Ira Weiny ira.weiny@intel.com writes:
On Fri, Jul 17, 2020 at 12:06:10PM +0200, Peter Zijlstra wrote:
On Fri, Jul 17, 2020 at 12:20:56AM -0700, ira.weiny@intel.com wrote:
I've been really digging into this today and I'm very concerned that I'm completely missing something WRT idtentry_enter() and idtentry_exit().
I've instrumented idt_{save,restore}_pkrs(), and __dev_access_{en,dis}able() with trace_printk()'s.
With this debug code, I have found an instance where it seems like idtentry_enter() is called without a corresponding idtentry_exit(). This has left the thread ref counter at 0 which results in very bad things happening when __dev_access_disable() is called and the ref count goes negative.
Effectively this seems to be happening:
... // ref == 0 dev_access_enable() // ref += 1 ==> disable protection // exception (which one I don't know) idtentry_enter() // ref = 0 _handler() // or whatever code... // *_exit() not called [at least there is no trace_printk() output]... // Regardless of trace output, the ref is left at 0 dev_access_disable() // ref -= 1 ==> -1 ==> does not enable protection (Bad stuff is bound to happen now...)
Well, if any exception which calls idtentry_enter() would return without going through idtentry_exit() then lots of bad stuff would happen even without your patches.
Also is there any chance that the process could be getting scheduled and that is causing an issue?

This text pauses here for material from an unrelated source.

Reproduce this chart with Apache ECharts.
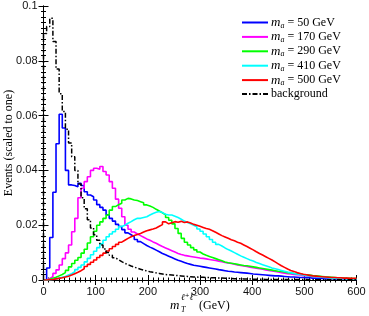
<!DOCTYPE html>
<html><head><meta charset="utf-8">
<script src="https://cdn.jsdelivr.net/npm/echarts@6/dist/echarts.min.js"></script>
<style>html,body{margin:0;padding:0;background:#fff}#c{width:369px;height:316px}</style>
</head><body><div id="c"></div><script>
// Histogram bins: 6 GeV wide, lower edges from 0 to 594 GeV
const binWidth = 6;
const xTicks = [0, 100, 200, 300, 400, 500, 600];
const yTicks = [0, 0.02, 0.04, 0.06, 0.08, 0.1];
const seriesNames = ['m_a = 50 GeV', 'm_a = 170 GeV', 'm_a = 290 GeV', 'm_a = 410 GeV', 'm_a = 500 GeV', 'background'];
const seriesColors = ['#0000ff', '#ff00ff', '#00ff00', '#00ffff', '#ff0000', '#000000'];

const ma50 = [0, 0.0044, 0.0155, 0.032, 0.0497, 0.0605, 0.0555, 0.040, 0.0347, 0.0345,
 0.034, 0.0353, 0.0345, 0.0322, 0.031, 0.0304, 0.0292, 0.0275, 0.0265, 0.0255,
 0.0238, 0.0225, 0.0215, 0.0203, 0.0195, 0.0184, 0.0172, 0.0165, 0.0158, 0.0148,
 0.014, 0.0133, 0.0126, 0.012, 0.0115, 0.0109, 0.0103, 0.0097, 0.0092, 0.0087,
 0.0082, 0.0077, 0.0072, 0.0068, 0.0064, 0.006, 0.0057, 0.0054, 0.0052, 0.005,
 0.0048, 0.0046, 0.0044, 0.0042, 0.004, 0.0038, 0.0036, 0.0034, 0.0032, 0.0031,
 0.0029, 0.0028, 0.0027, 0.0026, 0.0025, 0.0024, 0.0022, 0.0021, 0.002, 0.0019,
 0.0018, 0.0017, 0.0016, 0.0015, 0.0015, 0.0014, 0.0013, 0.0012, 0.0011, 0.0011,
 0.001, 0.0009, 0.0009, 0.0008, 0.0008, 0.0007, 0.0007, 0.0006, 0.0006, 0.0005,
 0.0005, 0.0005, 0.0004, 0.0004, 0.0004, 0.0003, 0.0003, 0.0003, 0.0003, 0.0002];

const ma170 = [0, 0.0006, 0.0012, 0.0024, 0.0037, 0.0055, 0.0078, 0.0099, 0.0128, 0.0176,
 0.0225, 0.030, 0.0335, 0.0359, 0.0377, 0.040, 0.0408, 0.0404, 0.0414, 0.0396,
 0.0383, 0.0359, 0.0335, 0.0295, 0.0262, 0.0231, 0.020, 0.0185, 0.0175, 0.0168,
 0.0162, 0.0156, 0.015, 0.0145, 0.0139, 0.0134, 0.0128, 0.0122, 0.0117, 0.0112,
 0.0107, 0.0102, 0.0097, 0.0093, 0.009, 0.0088, 0.0086, 0.0084, 0.0082, 0.008,
 0.0079, 0.0077, 0.0075, 0.0073, 0.0071, 0.0069, 0.0067, 0.0064, 0.0062, 0.006,
 0.0058, 0.0055, 0.0053, 0.0051, 0.0049, 0.0047, 0.0045, 0.0043, 0.0041, 0.0039,
 0.0037, 0.0035, 0.0033, 0.0031, 0.0029, 0.0027, 0.0025, 0.0023, 0.0022, 0.002,
 0.0019, 0.0018, 0.0016, 0.0015, 0.0014, 0.0013, 0.0012, 0.0011, 0.001, 0.0009,
 0.0009, 0.0008, 0.0007, 0.0007, 0.0006, 0.0005, 0.0005, 0.0004, 0.0004, 0.0004];

const ma290 = [0, 0.0003, 0.0006, 0.001, 0.0015, 0.002, 0.0027, 0.0035, 0.0048, 0.006,
 0.0072, 0.0082, 0.0098, 0.0112, 0.0135, 0.0158, 0.0178, 0.02, 0.0212, 0.0225,
 0.0237, 0.0255, 0.0268, 0.0275, 0.028, 0.0292, 0.0298, 0.0296, 0.0292, 0.029,
 0.0286, 0.0282, 0.0274, 0.027, 0.0265, 0.0258, 0.0252, 0.0245, 0.0238, 0.0228,
 0.0218, 0.0205, 0.0188, 0.017, 0.0152, 0.0138, 0.0128, 0.0118, 0.011, 0.0102,
 0.0095, 0.009, 0.0086, 0.0082, 0.0078, 0.0074, 0.007, 0.0066, 0.0063, 0.0061,
 0.0059, 0.0057, 0.0055, 0.0053, 0.0052, 0.005, 0.0048, 0.0046, 0.0044, 0.0042,
 0.004, 0.0038, 0.0036, 0.0034, 0.0032, 0.0031, 0.0029, 0.0027, 0.0026, 0.0024,
 0.0023, 0.0022, 0.002, 0.0019, 0.0018, 0.0016, 0.0015, 0.0014, 0.0013, 0.0012,
 0.0011, 0.001, 0.0009, 0.0008, 0.0007, 0.0007, 0.0006, 0.0006, 0.0005, 0.0005];

const ma410 = [0, 0, 0.0002, 0.0004, 0.0007, 0.001, 0.0013, 0.0018, 0.0023, 0.003,
 0.0038, 0.0046, 0.0055, 0.0066, 0.0079, 0.0092, 0.0105, 0.0118, 0.0132, 0.0145,
 0.0158, 0.0168, 0.0176, 0.0185, 0.0195, 0.02, 0.0207, 0.0213, 0.022, 0.0225,
 0.0225, 0.0228, 0.0231, 0.0237, 0.0243, 0.0247, 0.025, 0.0246, 0.024, 0.0237,
 0.0237, 0.0233, 0.0228, 0.0222, 0.0215, 0.021, 0.0205, 0.02, 0.0194, 0.0186,
 0.0178, 0.0168, 0.0158, 0.0148, 0.0138, 0.013, 0.0124, 0.0117, 0.0111, 0.0106,
 0.01, 0.0094, 0.0088, 0.0083, 0.0078, 0.0073, 0.0069, 0.0064, 0.006, 0.0056,
 0.0052, 0.0048, 0.0044, 0.0041, 0.0038, 0.0035, 0.0032, 0.0029, 0.0027, 0.0024,
 0.0022, 0.002, 0.0018, 0.0016, 0.0015, 0.0013, 0.0012, 0.0011, 0.001, 0.0009,
 0.0008, 0.0007, 0.0007, 0.0006, 0.0005, 0.0005, 0.0004, 0.0004, 0.0003, 0.0003];

const ma500 = [0, 0.0001, 0.0002, 0.0004, 0.0006, 0.0008, 0.0011, 0.0014, 0.0018, 0.0023,
 0.0028, 0.0034, 0.0041, 0.0049, 0.0057, 0.0065, 0.0073, 0.0082, 0.009, 0.0098,
 0.0106, 0.0114, 0.0122, 0.013, 0.0138, 0.0145, 0.0152, 0.0158, 0.0162, 0.0166,
 0.017, 0.0175, 0.018, 0.0183, 0.0186, 0.019, 0.0196, 0.0202, 0.0212, 0.0205,
 0.0209, 0.0213, 0.0211, 0.0214, 0.021, 0.0212, 0.0208, 0.0203, 0.02, 0.0196,
 0.0192, 0.0188, 0.0185, 0.018, 0.0174, 0.0168, 0.0162, 0.0157, 0.0152, 0.0147,
 0.0143, 0.0138, 0.0134, 0.0128, 0.0122, 0.0116, 0.011, 0.0103, 0.0097, 0.0091,
 0.0085, 0.0079, 0.0073, 0.0066, 0.0059, 0.0052, 0.0046, 0.004, 0.0035, 0.0031,
 0.0027, 0.0024, 0.0021, 0.0019, 0.0017, 0.0015, 0.0014, 0.0013, 0.0012, 0.0011,
 0.001, 0.0009, 0.0009, 0.0008, 0.0008, 0.0007, 0.0007, 0.0006, 0.0006, 0.0006];

const background = [0.09, 0.0925, 0.0955, 0.087, 0.077, 0.068, 0.0615, 0.055, 0.05, 0.045,
 0.04, 0.035, 0.03, 0.026, 0.022, 0.019, 0.0165, 0.0145, 0.0128, 0.0113,
 0.01, 0.009, 0.0081, 0.0074, 0.0067, 0.0061, 0.0056, 0.0051, 0.0047, 0.0043,
 0.0039, 0.0036, 0.0033, 0.003, 0.0028, 0.0026, 0.0024, 0.0022, 0.002, 0.0019,
 0.0018, 0.0017, 0.0016, 0.0015, 0.0014, 0.0013, 0.0012, 0.0011, 0.0011, 0.001,
 0.001, 0.0009, 0.0009, 0.0008, 0.0008, 0.0007, 0.0007, 0.0006, 0.0006, 0.0006,
 0.0005, 0.0005, 0.0005, 0.0004, 0.0004, 0.0004, 0.0003, 0.0003, 0.0003, 0.0003,
 0.0002, 0.0002, 0.0002, 0.0002, 0.0002, 0.0002, 0.0002, 0.0002, 0.0002, 0.0002,
 0.0002, 0.0002, 0.0002, 0.0002, 0.0001, 0.0001, 0.0001, 0.0001, 0.0001, 0.0001,
 0.0001, 0.0001, 0.0001, 0.0001, 0.0001, 0.0001, 0.0001, 0.0001, 0.0001, 0.0001];

const allValues = [ma50, ma170, ma290, ma410, ma500, background];

function histData(vals) {
  const d = [[0, 0]];
  vals.forEach((v, i) => d.push([i * binWidth, v]));
  d.push([vals.length * binWidth, vals[vals.length - 1]]);
  return d;
}

const chart = echarts.init(document.getElementById('c'), null, {renderer: 'canvas'});
const axisCommon = {
  type: 'value',
  axisLine: {show: true, lineStyle: {color: '#000', width: 1}},
  axisTick: {show: true, inside: true, length: 5, lineStyle: {color: '#000'}},
  minorTick: {show: true, splitNumber: 10, length: 2.5, lineStyle: {color: '#000'}},
  splitLine: {show: false},
  minorSplitLine: {show: false}
};
const tickFont = {color: '#111', fontFamily: 'Liberation Sans', fontSize: 11};

const option = {
  animation: false,
  backgroundColor: '#fff',
  grid: {left: 43.5, right: 12.5, top: 6, bottom: 36, containLabel: false, outerBoundsMode: 'none'},
  xAxis: [
    Object.assign({}, axisCommon, {min: xTicks[0], max: xTicks[xTicks.length - 1], interval: xTicks[1] - xTicks[0], position: 'bottom',
      axisLabel: Object.assign({margin: 6}, tickFont)}),
    Object.assign({}, axisCommon, {min: xTicks[0], max: xTicks[xTicks.length - 1], interval: xTicks[1] - xTicks[0], position: 'top',
      axisLabel: {show: false}})
  ],
  yAxis: [
    Object.assign({}, axisCommon, {min: yTicks[0], max: yTicks[yTicks.length - 1], interval: yTicks[1] - yTicks[0], position: 'left',
      axisLabel: Object.assign({margin: 6}, tickFont),
      name: 'Events (scaled to one)', nameLocation: 'middle', nameRotate: 90, nameGap: 29, nameMoveOverlap: false,
      nameTextStyle: {fontFamily: 'Liberation Serif', fontSize: 12, color: '#000'}}),
    Object.assign({}, axisCommon, {min: yTicks[0], max: yTicks[yTicks.length - 1], interval: yTicks[1] - yTicks[0], position: 'right',
      axisLabel: {show: false}})
  ],
  legend: {
    orient: 'vertical', left: 241, top: 16, padding: 0, itemWidth: 26, itemHeight: 12, itemGap: 0.9, align: 'left',
    data: seriesNames,
    itemStyle: {opacity: 0},
    formatter: function (name) {
      if (name.indexOf('m_a') === 0) {
        return '{i|m}{s|a}{t|' + name.slice(3) + '}';
      }
      return '{t|' + name + '}';
    },
    textStyle: {
      color: '#000', fontFamily: 'Liberation Serif', fontSize: 12, padding: [0, 0, 0, -2],
      rich: {
        i: {fontStyle: 'italic', fontFamily: 'Liberation Serif', fontSize: 13, lineHeight: 14, color: '#000'},
        s: {fontStyle: 'italic', fontFamily: 'Liberation Serif', fontSize: 8, lineHeight: 9, verticalAlign: 'bottom', color: '#000'},
        t: {fontFamily: 'Liberation Serif', fontSize: 12, lineHeight: 14, color: '#000'}
      }
    }
  },
  graphic: [
    {type: 'text', x: 170, y: 306, style: {text: 'm', font: 'italic 13px "Liberation Serif"', fill: '#000', verticalAlign: 'middle', align: 'left'}},
    {type: 'text', x: 181, y: 310, style: {text: 'T', font: 'italic 8px "Liberation Serif"', fill: '#000', verticalAlign: 'middle', align: 'left'}},
    {type: 'text', x: 181, y: 298, style: {text: 'ℓ⁺ℓ⁻', font: 'italic 9px "DejaVu Serif"', fill: '#000', verticalAlign: 'middle', align: 'left'}},
    {type: 'text', x: 199, y: 306, style: {text: '(GeV)', font: '12px "Liberation Serif"', fill: '#000', verticalAlign: 'middle', align: 'left'}}
  ],
  series: allValues.map((vals, k) => ({
    type: 'line',
    name: seriesNames[k],
    xAxisIndex: 0, yAxisIndex: 0,
    data: histData(vals),
    step: 'end',
    symbol: 'none',
    showSymbol: false,
    clip: true,
    itemStyle: {color: seriesColors[k]},
    lineStyle: k === 5
      ? {color: seriesColors[k], width: 1.5, type: [5, 2, 1.5, 2]}
      : {color: seriesColors[k], width: 1.6},
    z: 2 + k
  }))
};
chart.setOption(option);
</script></body></html>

Only from #PF, but after the fault has been resolved and the tasks is scheduled in again then the task returns through idtentry_exit() to the place where it took the fault. That's not guaranteed to be on the same CPU. If schedule is not aware of the fact that the exception turned off stuff then you surely get into trouble. So you really want to store it in the task itself then the context switch code can actually see the state and act accordingly.